Overview
Tax issues raised by legal defense funds for Executive Branch officials have not been front and center since the Clinton Administration. Prospects for civil and criminal litigation and congressional investigations involving current officials, with attendant fees for private counsel, will require careful consideration, as those officials explore legal defense funds as a way to defray unexpected costs. Steptoe’s experience in recent years suggests legal defense funds create concerns under both the tax laws and the government ethics rules dealing with gifts and supplementation of income. Many of the issues raised in the 1990s remain unsettled.
Ideally, donors would like contributions to legal defense funds to be tax-deductible and government officials would prefer the payment of legal fees from the funds not to be considered taxable income. For a number of reasons, this ideal is hard to achieve. While certain legal defense funds created to litigate constitutional or human rights matters have been granted 501(c)(3) status, thus permitting a charitable deduction for donors, most defense funds to support one or several Executive Branch officials in ongoing litigation or congressional or US Department of Justice investigations would likely not qualify under current standards. Under long-standing tax principles, payment of legal fees on behalf of one person by another person could be taxable income to the former, but would potentially give rise to an offsetting deduction, subject to the two percent deduction "floor" for miscellaneous itemized deductions and to disallowance provisions under the alternative minimum tax.
Somewhat less ideal, but still helpful to both parties, would be treating contributions to such funds as a gift from the donor. Although non-deductible for donors, gifts may be exempt from gift tax if the amounts contributed remain under certain exemption levels and gifts would be nontaxable to the official. To qualify as gifts, the amounts given to the funds would have to be made out of detached and disinterested generosity, without an expectation of any benefit in return. Contributions from associations, corporations, or political action committees, for example, may have difficulty meeting this test. During the Clinton Administration, a major New York firm famously advised that contributions to one of the president’s legal defense funds would be considered gifts for tax purposes. However, the tax characterization issue is highly fact-intensive and contributions may not qualify as gifts in all situations. Even if payments qualify as gifts for tax purposes, questions remain about whether the recipient would be subject to government ethics laws restricting receipt of gifts by public officials.

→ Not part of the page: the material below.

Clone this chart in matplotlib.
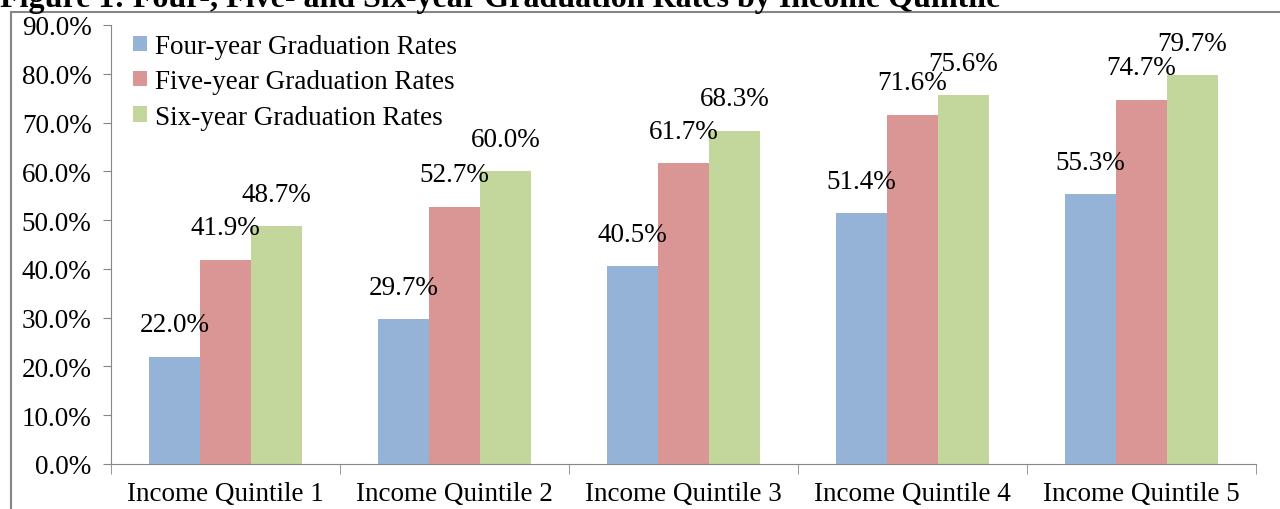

In the 1990s, a number of variations on the typical fund were suggested for both Executive Branch and congressional legal defense funds. More recently, some have experimented with funds intended to qualify as political organizations under section 527 of the Tax Code. In each case, the fit between the needs of the officials and the applicable tax rules has been subject to uncertainty. Moreover, the Office of Government Ethics (OGE) weighed in on a number of the statutory and regulatory ethics requirements applicable to federal employees, including the criminal statute prohibiting "supplementation" of income while in government. In each case, OGE made reasonable accommodations and, for the most part, officials proceeded to use such vehicles in the manner prescribed by that agency.
Given the uncertainty, however, and enhanced scrutiny of both tax and government ethics issues in connection with some of the current controversies, clients would be well advised to carefully document their planning and seek guidance, either formally or informally, from government ethics officials and tax advisers to ensure compliance and avoid inadvertent liability.